Mendo is primarily looking at states west of Texas, like Nevada, Arizona, and Colorado. Once those are properly penetrated, the fast casual would start marching eastward. All of that growth will be from the company and not operators.
“Mendo being the quality brand with the number of items we have, it's not as easily franchisable at this point in time,” Miles says. “So that's not something we're considering at all at this point.”
The evolution is ongoing. Miles says there’s more opportunity to increase Mendo's digital presence, whether that’s reducing friction for online orders or creating a more robust loyalty program, beyond its current surprise-and-delight system. Newer restaurants are being designed with takeout/delivery in mind so off-premises guests and dine-in customers aren’t shoulder-to-shoulder.
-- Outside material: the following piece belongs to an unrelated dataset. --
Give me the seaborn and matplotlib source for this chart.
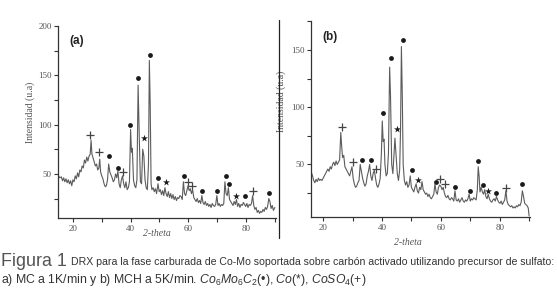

Mendo is planning to open an approximately 1,500-square-foot location that’s pickup-focused with fewer seats inside and outside. Miles also suggested that if the brand stumbled upon a second-generation site with a drive-thru or new construction that’s convenient for a pickup window, the brand would welcome that conversation. It’s important to note, however, that these sets of prototypes would be for legacy California markets where recognition is already high. In new places like Seattle, the chain wants to ensure success with a core design.
No matter where Mendo grows or how big it becomes, the underlying values—emphasized by the refresh—will remain the same.
“It's an eat happy ethos with a culinary explorer, allowing that customer to come in and try something new and different, Miles says. “Mendo is an up-and-growing brand and we're excited to bring it across the country over the next several years.”